JIS2004対応MSフォントについて
Windows Vistaの発売に伴い、マイクロソフト社は付属フォントの仕様を変更しました。
これに伴って起こりうる問題と、その対応についてご説明致します。
「MS明朝」「MSゴシック」がJIS2004対応に
Windows Vistaでは、標準フォントの「MS明朝」「MSゴシック」(以下「MSフォント」)に対して、以下の変更が加えられています。
- 文字数が大幅に追加された(1500文字以上)
- 一部の文字で字体が変更された(122文字以上)
これらは『JIS2004(JIS X 0213: 2004)』という新しい文字セットに対応するための措置ですが、内容が変わってもフォント名そのものは変更されていません。従って、アプリケーションに互換性があれば、Windows Vista環境で作成したデータを従来の環境(Windows XP以前)との間で相互にやりとりすることができます。
しかし、このことが逆に重大なトラブルを引き起こしかねない要因となってしまいました。
トラブル事例1:文字化けの発生
Windows Vista付属のMSフォント(以下「JIS2004フォント」)で作成したWordデータを、Windows XP付属のMSフォント(以下「JIS90フォント」)で開いた一例ですが、ご覧のように一部の文字が化けたり、他のフォントに置き換わってしまっています。
JIS2004フォントにしか存在しない文字は、JIS90フォントでは表示できないために、このような現象が発生してしまうのです。
トラブル事例2:字体の変化
上の例では、JIS2004フォントとJIS90フォントとで、表示される字体が異なっていることがおわかりいただけるかと思います。
JIS2004では「国語施策として示されている印刷標準字体」に対応するために、168の文字で字体が変更されました。
今までは外字を使って対応せざるを得なかった正字が標準で使えるようになったという利点もありますが、一方でこのように予期しない字体の変化が起こってしまう原因にもなっています。

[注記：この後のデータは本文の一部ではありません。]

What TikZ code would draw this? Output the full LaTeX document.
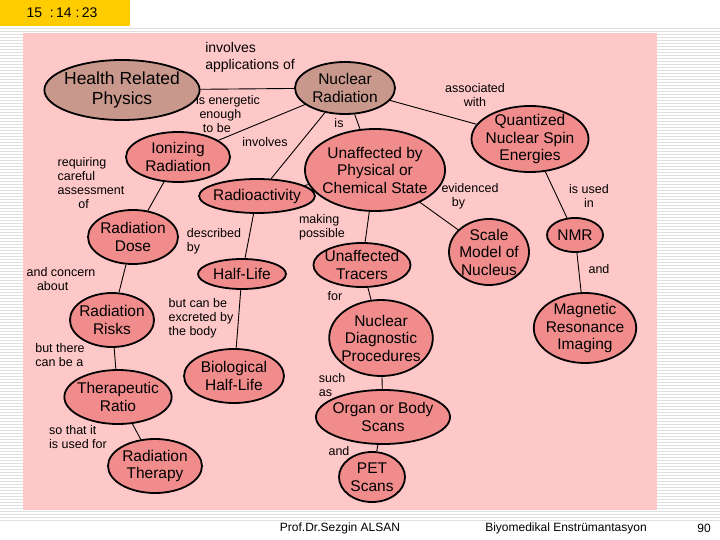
\documentclass[tikz,border=0pt]{standalone}
\usepackage{fontspec}
\setmainfont{Liberation Sans}
\usetikzlibrary{shapes.geometric}
\definecolor{bgp}{HTML}{FFC8C8}
\definecolor{brn}{HTML}{C8988C}
\definecolor{sal}{HTML}{F08C8C}
\definecolor{yel}{HTML}{FFCC00}
\begin{document}
\begin{tikzpicture}[x=1pt,y=-1pt,
  c/.style={ellipse,draw=black,line width=1.8pt,fill=sal,inner sep=-3pt,align=center,font=\fontsize{15.5}{17.5}\selectfont},
  b/.style={c,fill=brn,font=\fontsize{17.5}{20}\selectfont},
  l/.style={font=\fontsize{12.5}{14}\selectfont,align=left,inner sep=0pt},
  e/.style={line width=0.9pt}]
\useasboundingbox (0,0) rectangle (720,540);
\fill[white] (0,0) rectangle (720,540);
\foreach \y in {28,31,...,520} \draw[gray!25,line width=0.4pt] (0,\y) -- (720,\y);
\fill[yel] (0,0) rectangle (130,26);
\node[font=\fontsize{14}{16}\selectfont] (clock) at (62,13) {15\ \ :\,14\ :\,23};
\fill[bgp] (23,33) rectangle (657,510);
\node[b,minimum width=150,minimum height=60] (hrp) at (122,90) {Health Related\\Physics};
\node[b,minimum width=100,minimum height=52,font=\fontsize{15.5}{17.5}\selectfont] (nr) at (345,88) {Nuclear\\Radiation};
\node[c,minimum width=104,minimum height=50] (ion) at (178,157) {Ionizing\\Radiation};
\node[c,minimum width=104,minimum height=34] (rad) at (257,196) {Radioactivity};
\node[c,minimum width=112,minimum height=82] (unc) at (375,170) {Unaffected by\\Physical or\\Chemical State};
\node[c,minimum width=104,minimum height=66] (qns) at (530,139) {Quantized\\Nuclear Spin\\Energies};
\node[c,minimum width=90,minimum height=54] (dose) at (133,237) {Radiation\\Dose};
\node[c,minimum width=88,minimum height=30] (hl) at (242,274) {Half-Life};
\node[c,minimum width=78,minimum height=44] (tr) at (362,265) {Unaffected\\Tracers};
\node[c,minimum width=80,minimum height=66] (sm) at (489,252) {Scale\\Model of\\Nucleus};
\node[c,minimum width=56,minimum height=34] (nmr) at (575,235) {NMR};
\node[c,minimum width=84,minimum height=54] (risk) at (112,320) {Radiation\\Risks};
\node[c,minimum width=100,minimum height=54] (bhl) at (234,376) {Biological\\Half-Life};
\node[c,minimum width=96,minimum height=76] (ndp) at (381,338) {Nuclear\\Diagnostic\\Procedures};
\node[c,minimum width=100,minimum height=70] (mri) at (585,328) {Magnetic\\Resonance\\Imaging};
\node[c,minimum width=100,minimum height=54] (tra) at (118,397) {Therapeutic\\Ratio};
\node[c,minimum width=96,minimum height=54] (obs) at (383,417) {Organ or Body\\Scans};
\node[c,minimum width=94,minimum height=54] (rt) at (155,466) {Radiation\\Therapy};
\node[c,minimum width=66,minimum height=50] (pet) at (372,477) {PET\\Scans};
\draw[e] (hrp) -- (nr);
\draw[e] (nr) -- (ion);
\draw[e] (nr) -- (rad);
\draw[e] (nr) -- (unc);
\draw[e] (nr) -- (qns);
\draw[e] (ion) -- (dose);
\draw[e] (rad) -- (hl);
\draw[e] (rad) -- (unc);
\draw[e] (unc) -- (tr);
\draw[e] (unc) -- (sm);
\draw[e] (qns) -- (nmr);
\draw[e] (nmr) -- (mri);
\draw[e] (dose) -- (risk);
\draw[e] (hl) -- (bhl);
\draw[e] (tr) -- (ndp);
\draw[e] (risk) -- (tra);
\draw[e] (ndp) -- (obs);
\draw[e] (tra) -- (rt);
\draw[e] (obs) -- (pet);
\node[l,font=\fontsize{14}{17}\selectfont] (l1) at (250,57) {involves\\applications of};
\node[l] (l2) at (228,114) {is energetic\\\ enough\\\ \ to be};
\node[l] (l3) at (265,142) {involves};
\node[l] (l4) at (339,123) {is};
\node[l,align=center] (l5) at (475,95) {associated\\with};
\node[l] (l6) at (91,183) {requiring\\careful\\assessment\\\ \ \ \ \ \ of};
\node[l] (l7) at (214,241) {described\\by};
\node[l] (l8) at (322,227) {making\\possible};
\node[l] (l9) at (470,196) {evidenced\\\ \ \ by};
\node[l,align=center] (l10) at (589,196) {is used\\in};
\node[l] (l11) at (599,269) {and};
\node[l] (l12) at (61,279) {and concern\\\ \ \ about};
\node[l] (l13) at (201,318) {but can be\\excreted by\\the body};
\node[l] (l14) at (335,296) {for};
\node[l] (l15) at (60,355) {but there\\can be a};
\node[l] (l16) at (332,385) {such\\as};
\node[l] (l17) at (78,437) {so that it\\is used for};
\node[l] (l18) at (339,451) {and};
\node[font=\fontsize{12}{14}\selectfont] (f1) at (340,528) {Prof.Dr.Sezgin ALSAN};
\node[font=\fontsize{12}{14}\selectfont] (f2) at (566,528) {Biyomedikal Enstrümantasyon};
\node[font=\fontsize{12}{14}\selectfont] (f3) at (704,528) {90};
\end{tikzpicture}
\end{document}
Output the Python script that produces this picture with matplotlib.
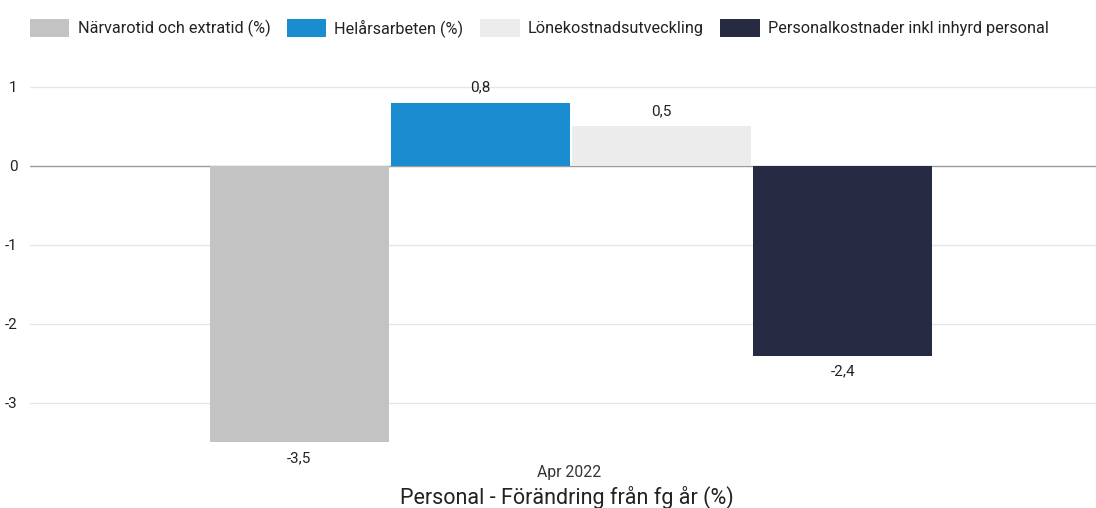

Vista/XP対応のJIS2004/JIS90フォントパッケージ
またマイクロソフト社は、Windows VistaとWindows XP間で作業環境の統一化が図れるよう、以下のフォントを公開しました。
- Windows XP(SP2)向け JIS2004 フォントパッケージ
- Windows Vista向け JIS90 フォントパッケージ
これらのフォントは同社のウェブサイトからダウンロードすることができます。つまり、VistaとXP、両方のOSでJIS2004/JIS90フォントを自由に選択して使えることになったわけで、さらなる混乱が予想されます。
そして、どちらのフォントを使って作成されたデータなのかを、データのみから判断することは、基本的に不可能です。
つまりトラブルを未然に防ぐためには、データご入稿の際に、使用しているOSのバージョンだけではなくそのOS上で使用しているMSフォントのバージョンも併せてお伝えいただく必要があります。
フォントのバージョン確認方法
ご自身の環境にどちらのフォントがインストールされているかは、次の方法で確認することができます。
- [スタート]メニューから[コントロールパネル]→[フォント]をダブルクリックします。
- フォントの一覧が表示されるので、「MS明朝 & MS P明朝」あるいは「MSゴシック & MS Pゴシック & MS UI Gothic」をダブルクリックします。
- 左上に表示されるバージョンを確認します。
なおご覧のように、Windows XPの従来環境(Version 2.3x)と、Windows VistaにJIS90フォントパッケージをインストールした環境(Version 2.50)のバージョンは同じではなく、実際の収録文字数にもかなりの違いがあります。従って字体の変化こそ起こらなくはなりますが、厳密な意味での互換性はないことになります。
トラブルを避けるために
このように、作業環境・処理環境におけるフォントのバージョンの統一は、印刷トラブルを未然に防ぐ意味でも非常に重要となっています。
以上の点をご理解いただき、弊社へのデータご入稿の際にはフォントのバージョンも含めた作業環境を正確にお知らせくださいますよう、なにとぞご協力のほどよろしくお願い致します。